Isso, quando Perón estava vivo. Os dois Arturos foram derrubados por golpes militares, que só se mantiveram no poder enquanto não – não – se entenderam com o peronismo.
Acontece que Perón morreu há muitos anos, em 1974. E desde então, não há ninguém para dizer o que é o peronismo. Aliás, antes também não existia. Ele mesmo, com sua teoria do pêndulo, manipulava tudo.
O peronismo ora era de esquerda, ora de direita. Tudo ia ao sabor dos ventos que só ele sabia detectar no ar.
O kirchnerismo é uma corrente atual, atuante, dessa rara mistureba onde tudo cabe e nada sobra, onde nada cabe e sobra tudo.
Existem, claro, os preceitos fundacionais. Mas eles acabam sendo como certos prelúdios de Chopin. Interpretados por Arthur Moreira Lima, são uma coisa. Pela minha vizinha do 201, outra.
Dia 27 de outubro, um domingo de lua minguante, pode ser que a Argentina comece a desenhar seu futuro. E é bom saber que desse futuro nós também dependemos em boa medida.
A Argentina, é bom recordar, vive hoje tempos de uma radicalização, de uma polarização, poucas vezes vividos antes. A maioria esmagadora dos meios de comunicação, o empresariado – em especial o vinculado ao agronegócio – e o mercado financeiro fazem o que podem e o que não podem (mas nesse caso tentam cada vez mais) para destacar as falhas e erros do governo, que são muitos, e esmagar e ocultar as conquistas (que são muito mais). Assim se darão as eleições do 27 de outubro, porta de entrada para a decisão que virá em 2015.

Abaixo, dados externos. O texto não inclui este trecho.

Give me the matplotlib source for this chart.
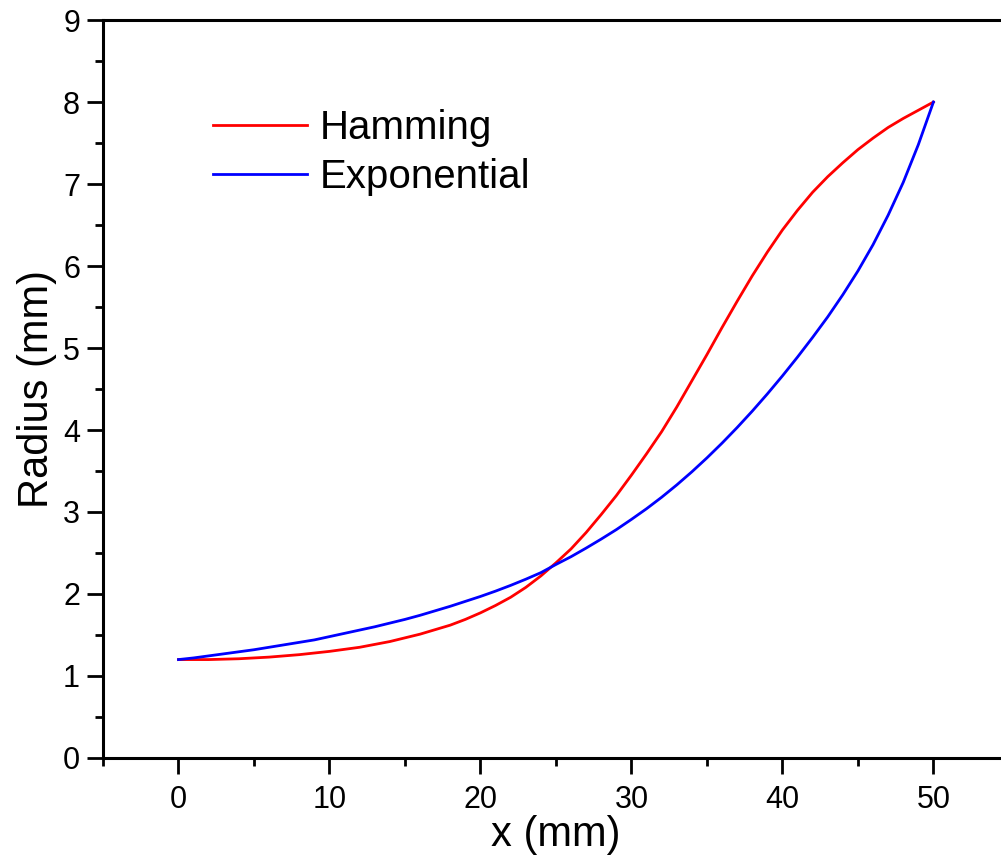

No horizonte visto do lado de cá, a visão mais positiva – ou menos inquietante, por mais inquietante que seja – aponta para o governador de Buenos Aires, o maior estado do país, o maior colegiado eleitoral, Daniel Scioli. Do lado de lá, dependendo do desempenho de seus apadrinhados, o atual prefeito de Buenos Aires (na verdade, governador: Buenos Aires é como Brasília, uma cidade estado), Mauricio Magri, que até hoje ninguém sabe se supera seu ultra-conservadorismo com sua incompetência administrativa absoluta, ou vice-versa.
Todos os outros nomes são acessórios.
O que não é nada acessório é o futuro do país.